Passwords: does size matter, what characters?
Jason Stephenson
jason at sigio.com
Thu Mar 9 20:29:01 EST 2006
Ted Roche wrote:
> Designing a web site for a client, he asked what the general guidance
> was for passwords. Users are going to be logging into the site (just
> plain http initially, no banking info, SSNs or credit card numbers, all
> that comes after SSL and first round financing). Looking around, web
> sites I visit are all over the place and some are nonsensical (no more
> than 8 characters), others require a minimum of five, six, some allow
> alphanumeric but no punctuation. I usually throw in upper-, lower-,
> numeric and a punctuation symbol or two. Is there some reason to shy
> away from letting the user type whatever they want, assuming you escape
> it properly in HTML and the destination database? Not allowing them to
> use their login ID seems like a good minimal rule.
>
> Are there "commonly accepted guidelines?"
>
Let them enter what they like. I usually add punctuation to my passwords
and have a little C program that outputs passwords of various lengths
(the length is specified as a command line parameter). These passwords
resemble line noise: ~mgMs;T!--I get frustrated with sites that won't
accept punctuation.
It's not difficult if you remeber to encode and decode the strings
properly. The browser should encode it when sending it over, so decoding
it properly is your main concern.
I actually store my passwords for various web sites as plain text in a
mysql database. I keep the passwords for my workstations and servers in
a little notebook along with various notes about little admin tricks
that I've picked up, etc. (Yes, I know, they aren't stored in the most
secure manner, but I believe it is safe enough for my purposes.)

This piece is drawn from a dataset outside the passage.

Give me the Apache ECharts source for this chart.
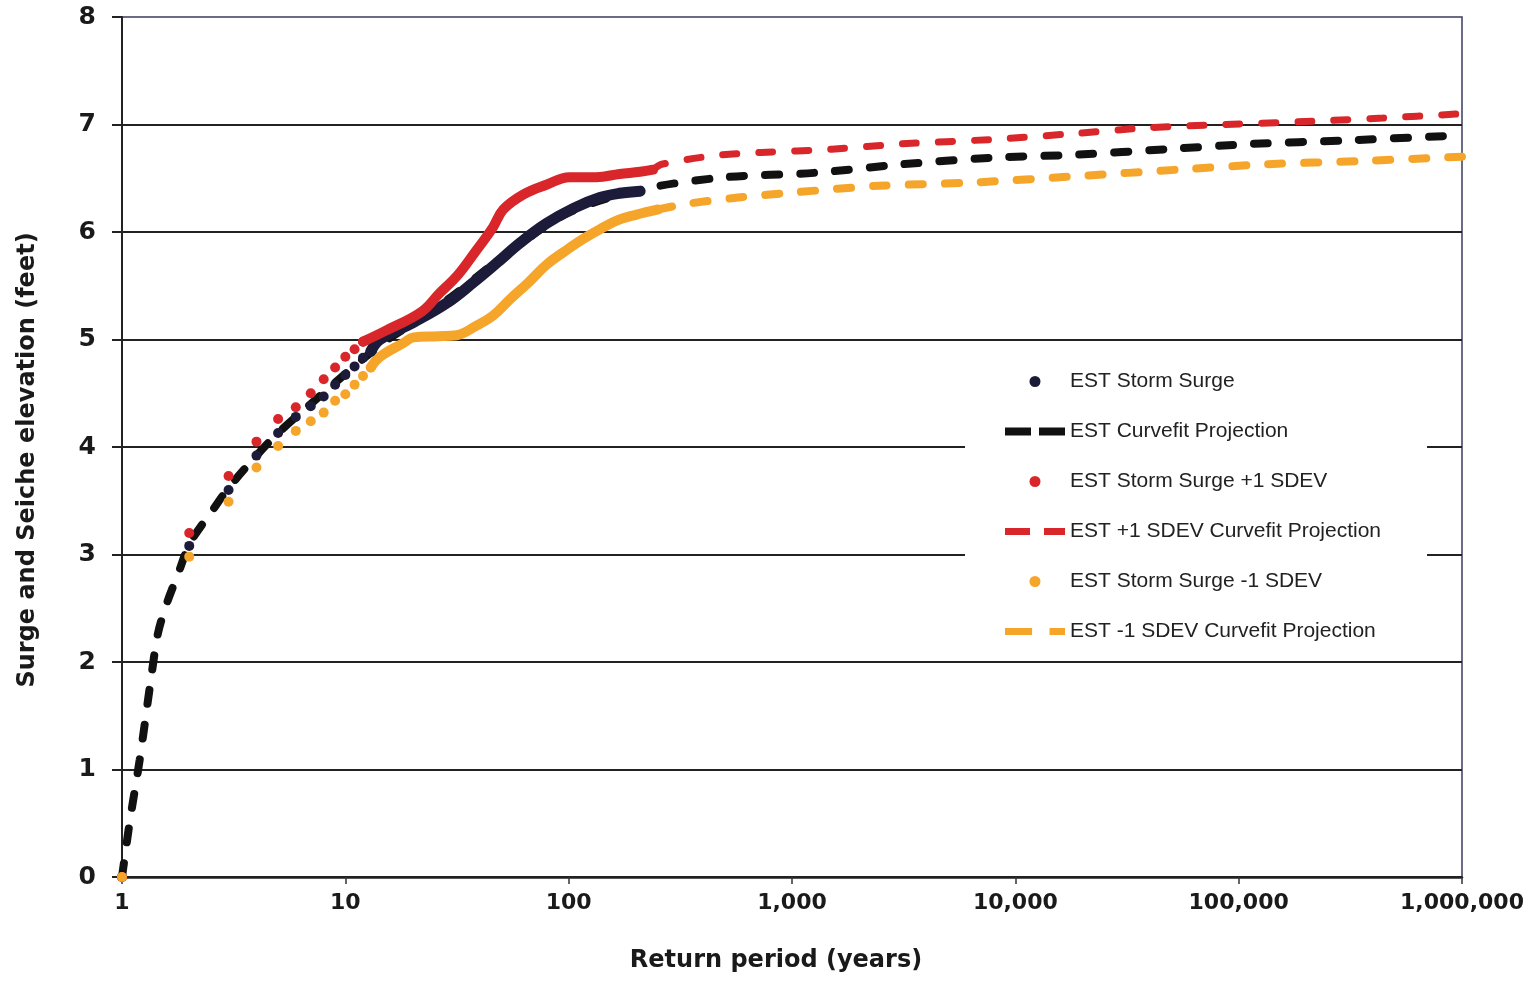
<!DOCTYPE html>
<html>
<head>
<meta charset="utf-8">
<script src="https://cdn.jsdelivr.net/npm/echarts@6/dist/echarts.min.js"></script>
<style>
html,body{margin:0;padding:0;background:#fff;}
#chart{width:1528px;height:982px;}
</style>
</head>
<body>
<div id="chart"></div>
<script>
// ---- Data ----
// Storm surge points (sparse, individually visible dots)
const surgeDotT   = [1, 2, 3, 4, 5, 6, 7, 8, 9, 10, 11, 12, 13];
const surgeDotV   = [0, 3.08, 3.60, 3.92, 4.13, 4.28, 4.38, 4.47, 4.58, 4.67, 4.75, 4.83, 4.89];
// Storm surge points (dense part, dots merge into a band)
const surgeBandT  = [13, 14.3, 20.2, 28.5, 37.4, 47.5, 60.7, 79.6, 105, 138, 169, 209];
const surgeBandV  = [4.89, 5.00, 5.16, 5.34, 5.53, 5.71, 5.90, 6.08, 6.22, 6.32, 6.36, 6.38];

const plusDotT    = [1, 2, 3, 4, 5, 6, 7, 8, 9, 10, 11, 12];
const plusDotV    = [0, 3.20, 3.73, 4.05, 4.26, 4.37, 4.50, 4.63, 4.74, 4.84, 4.91, 4.98];
const plusBandT   = [12, 15.1, 22, 26.4, 31.6, 38, 45.7, 51, 62.8, 79.5, 101, 133, 169, 209, 239];
const plusBandV   = [4.98, 5.08, 5.26, 5.43, 5.59, 5.81, 6.04, 6.21, 6.35, 6.44, 6.51, 6.51, 6.54, 6.56, 6.58];

const minusDotT   = [1, 2, 3, 4, 5, 6, 7, 8, 9, 10, 11, 12, 13];
const minusDotV   = [0, 2.98, 3.49, 3.81, 4.01, 4.15, 4.24, 4.32, 4.43, 4.49, 4.58, 4.66, 4.74];
const minusBandT  = [13, 14.3, 18.3, 20.2, 26, 31.6, 38, 45.7, 55, 66, 80, 96, 115, 139, 166, 200, 252];
const minusBandV  = [4.74, 4.84, 4.97, 5.02, 5.03, 5.04, 5.12, 5.22, 5.38, 5.53, 5.70, 5.82, 5.93, 6.03, 6.11, 6.16, 6.21];

// Curve-fit projections
const fitT        = [1, 1.086, 1.2, 1.36, 1.45, 1.59, 1.79, 2.02, 2.56, 3, 4, 5, 7, 10, 15, 20, 30, 50, 100, 217, 507, 1256, 3113, 7710, 19100, 47300, 117000, 291000, 1000000];
const fitV        = [0, 0.53, 1.09, 1.90, 2.27, 2.55, 2.83, 3.11, 3.42, 3.62, 3.92, 4.13, 4.40, 4.68, 4.98, 5.15, 5.40, 5.76, 6.18, 6.40, 6.51, 6.55, 6.63, 6.69, 6.72, 6.77, 6.82, 6.85, 6.90];
const fitPlusT    = [239, 261, 448, 728, 1508, 3113, 7710, 16900, 39500, 87100, 214000, 443000, 1000000];
const fitPlusV    = [6.58, 6.63, 6.71, 6.74, 6.77, 6.82, 6.86, 6.91, 6.97, 7.00, 7.03, 7.06, 7.10];
const fitMinusT   = [252, 332, 573, 1047, 2443, 6440, 19100, 53600, 133000, 350000, 1000000];
const fitMinusV   = [6.21, 6.26, 6.32, 6.37, 6.43, 6.46, 6.52, 6.58, 6.63, 6.66, 6.70];

// Axis ticks
const yTicks = [0, 1, 2, 3, 4, 5, 6, 7, 8];
const xMin = 1, xMax = 1000000;

const names = [
  'EST Storm Surge',
  'EST Curvefit Projection',
  'EST Storm Surge +1 SDEV',
  'EST +1 SDEV Curvefit Projection',
  'EST Storm Surge -1 SDEV',
  'EST -1 SDEV Curvefit Projection'
];

const pair = (xs, ys) => xs.map((x, i) => [x, ys[i]]);

const C_BLACK = '#1c1c3a';
const C_DASH  = '#111111';
const C_RED   = '#d8262a';
const C_ORG   = '#f5a52a';

const FONT = '"Liberation Sans", Arial, sans-serif';
const AXFONT = '"DejaVu Sans", "Liberation Sans", Arial, sans-serif';
const DASH_ICON_K = 'path://M0,0H26V8H0Z M34,0H60V8H34Z';
const DASH_ICON_R = 'path://M0,0H25V7H0Z M39,0H60V7H39Z';
const DASH_ICON_O = 'path://M0,0H28V7H0Z M46,0H62V7H46Z';

const chart = echarts.init(document.getElementById('chart'), null, {renderer: 'canvas'});
const option = {
  backgroundColor: '#ffffff',
  animation: false,
  grid: {
    left: 122, right: 66, top: 17, bottom: 105,
    show: true, borderColor: '#3b3b5e', borderWidth: 1.5, backgroundColor: 'transparent'
  },
  legend: {
    orient: 'vertical',
    left: 965, top: 357,
    padding: [14, 46, 14, 40],
    backgroundColor: '#ffffff',
    itemWidth: 60, itemHeight: 11, itemGap: 29,
    data: [
      {name: names[0], icon: 'circle'},
      {name: names[1], icon: DASH_ICON_K},
      {name: names[2], icon: 'circle'},
      {name: names[3], icon: DASH_ICON_R},
      {name: names[4], icon: 'circle'},
      {name: names[5], icon: DASH_ICON_O}
    ],
    textStyle: {fontFamily: FONT, fontSize: 21, color: '#222', lineHeight: 20},
    z: 10
  },
  xAxis: {
    type: 'log', logBase: 10, min: xMin, max: xMax,
    name: 'Return period (years)', nameLocation: 'middle', nameGap: 72,
    nameTextStyle: {fontFamily: AXFONT, fontSize: 24, fontWeight: 'bold', color: '#1a1a1a', padding: [0, 32, 0, 0]},
    axisLine: {show: true, lineStyle: {color: '#222', width: 2.5}},
    axisTick: {show: true, length: 7, lineStyle: {color: '#333', width: 1.5}},
    minorTick: {show: false},
    splitLine: {show: false},
    axisLabel: {
      margin: 15, fontFamily: AXFONT, fontSize: 22, fontWeight: 'bold', color: '#1a1a1a',
      formatter: v => Math.round(v).toLocaleString('en-US')
    }
  },
  yAxis: {
    type: 'value', min: yTicks[0], max: yTicks[yTicks.length - 1], interval: 1,
    name: 'Surge and Seiche elevation (feet)', nameLocation: 'middle', nameGap: 82,
    nameTextStyle: {fontFamily: AXFONT, fontSize: 24, fontWeight: 'bold', color: '#1a1a1a', padding: [0, 26, 0, 0]},
    axisLine: {show: true, lineStyle: {color: '#222', width: 2}},
    axisTick: {show: true, length: 10, lineStyle: {color: '#222', width: 2}},
    splitLine: {show: true, lineStyle: {color: ['#222','#222','#222','#222','#222','#222','#222','#222','rgba(0,0,0,0)'], width: 2}},
    axisLabel: {margin: 26, fontFamily: AXFONT, fontSize: 25, fontWeight: 'bold', color: '#1a1a1a'}
  },
  series: [
    {
      name: names[1], type: 'line', data: pair(fitT, fitV), smooth: 0.3,
      showSymbol: false, symbol: 'none', z: 2,
      lineStyle: {color: C_DASH, width: 8, type: [14, 21], cap: 'round'},
      itemStyle: {color: C_DASH}
    },
    {
      name: names[3], type: 'line', data: pair(fitPlusT, fitPlusV), smooth: 0.3,
      showSymbol: false, symbol: 'none', z: 2,
      lineStyle: {color: C_RED, width: 7, type: [14, 22], cap: 'round'},
      itemStyle: {color: C_RED}
    },
    {
      name: names[5], type: 'line', data: pair(fitMinusT, fitMinusV), smooth: 0.3,
      showSymbol: false, symbol: 'none', z: 2,
      lineStyle: {color: C_ORG, width: 8, type: [14, 22], cap: 'round'},
      itemStyle: {color: C_ORG}
    },
    {
      name: 'minus band', type: 'line', data: pair(minusBandT, minusBandV), smooth: 0.4,
      showSymbol: false, symbol: 'none', z: 3,
      lineStyle: {color: C_ORG, width: 10, cap: 'round', join: 'round'}
    },
    {
      name: 'surge band', type: 'line', data: pair(surgeBandT, surgeBandV), smooth: 0.4,
      showSymbol: false, symbol: 'none', z: 4,
      lineStyle: {color: C_BLACK, width: 11, cap: 'round', join: 'round'}
    },
    {
      name: names[0], type: 'scatter', data: pair(surgeDotT, surgeDotV), symbolSize: 10, z: 4,
      itemStyle: {color: C_BLACK, opacity: 1}
    },
    {
      name: 'plus band', type: 'line', data: pair(plusBandT, plusBandV), smooth: 0.4,
      showSymbol: false, symbol: 'none', z: 5,
      lineStyle: {color: C_RED, width: 10, cap: 'round', join: 'round'}
    },
    {
      name: names[2], type: 'scatter', data: pair(plusDotT, plusDotV), symbolSize: 10, z: 5,
      itemStyle: {color: C_RED, opacity: 1}
    },
    {
      name: names[4], type: 'scatter', data: pair(minusDotT, minusDotV), symbolSize: 10, z: 6,
      itemStyle: {color: C_ORG, opacity: 1}
    }
  ]
};
chart.setOption(option);
</script>
</body>
</html>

If you're storing these in a database for web site authentication
purposes, then you'll probably want to store a hash of the password and
not the actual password. This is "safer" in case your database/server
gets hacked. To authenticate a user, you'd hash the password input and
compare it to the hash in your database. MySQL has a password() function
that can do the hashing, or you could use some SHA or MD5 algorithm.--I
imagine PostgreSQL also has something like the password() function in
MySQL, but I've never programmed with Postgres.

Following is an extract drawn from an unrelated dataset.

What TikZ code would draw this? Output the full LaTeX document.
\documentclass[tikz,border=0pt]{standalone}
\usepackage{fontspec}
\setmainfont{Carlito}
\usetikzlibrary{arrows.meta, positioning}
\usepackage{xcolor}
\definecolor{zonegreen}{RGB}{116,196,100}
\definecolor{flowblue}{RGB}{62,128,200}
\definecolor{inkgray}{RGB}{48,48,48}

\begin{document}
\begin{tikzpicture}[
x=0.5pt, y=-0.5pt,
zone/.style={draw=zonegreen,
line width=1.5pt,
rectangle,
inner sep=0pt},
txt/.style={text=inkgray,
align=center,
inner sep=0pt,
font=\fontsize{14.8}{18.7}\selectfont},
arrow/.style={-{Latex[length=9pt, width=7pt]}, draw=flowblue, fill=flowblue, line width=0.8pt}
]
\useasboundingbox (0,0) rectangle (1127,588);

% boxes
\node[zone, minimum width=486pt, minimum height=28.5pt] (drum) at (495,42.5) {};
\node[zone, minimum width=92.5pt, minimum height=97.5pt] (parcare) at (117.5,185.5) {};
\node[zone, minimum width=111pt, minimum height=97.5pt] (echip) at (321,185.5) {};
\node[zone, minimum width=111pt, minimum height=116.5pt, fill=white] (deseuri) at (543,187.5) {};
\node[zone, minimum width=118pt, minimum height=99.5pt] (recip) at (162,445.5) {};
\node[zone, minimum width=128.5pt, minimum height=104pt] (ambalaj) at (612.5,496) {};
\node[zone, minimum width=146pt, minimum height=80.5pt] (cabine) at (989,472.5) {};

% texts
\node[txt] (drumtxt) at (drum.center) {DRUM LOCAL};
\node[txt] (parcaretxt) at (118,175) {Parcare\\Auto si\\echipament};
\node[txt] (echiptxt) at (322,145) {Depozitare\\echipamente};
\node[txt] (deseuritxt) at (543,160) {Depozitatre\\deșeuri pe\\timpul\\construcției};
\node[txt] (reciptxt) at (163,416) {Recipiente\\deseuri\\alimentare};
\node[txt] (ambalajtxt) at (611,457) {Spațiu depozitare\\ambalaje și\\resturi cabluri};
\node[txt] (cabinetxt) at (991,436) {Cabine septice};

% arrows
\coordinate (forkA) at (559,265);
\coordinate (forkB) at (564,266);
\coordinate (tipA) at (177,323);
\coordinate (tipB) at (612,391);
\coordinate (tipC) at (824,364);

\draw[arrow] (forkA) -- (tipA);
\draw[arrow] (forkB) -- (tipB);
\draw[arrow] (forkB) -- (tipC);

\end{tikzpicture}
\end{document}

The other option is to use normal HTTP authentication and let htpasswd
(if you're using Apache) manage the passwords for you.
Anyway, that's about all I can think of that you haven't mentioned. I
wouldn't impose too many restrictions on their input, but I wouldn't
allow Joes (the user name as the password), and would probably require a
minimum of 6 characters. Other than that, I'd let them enter what they will.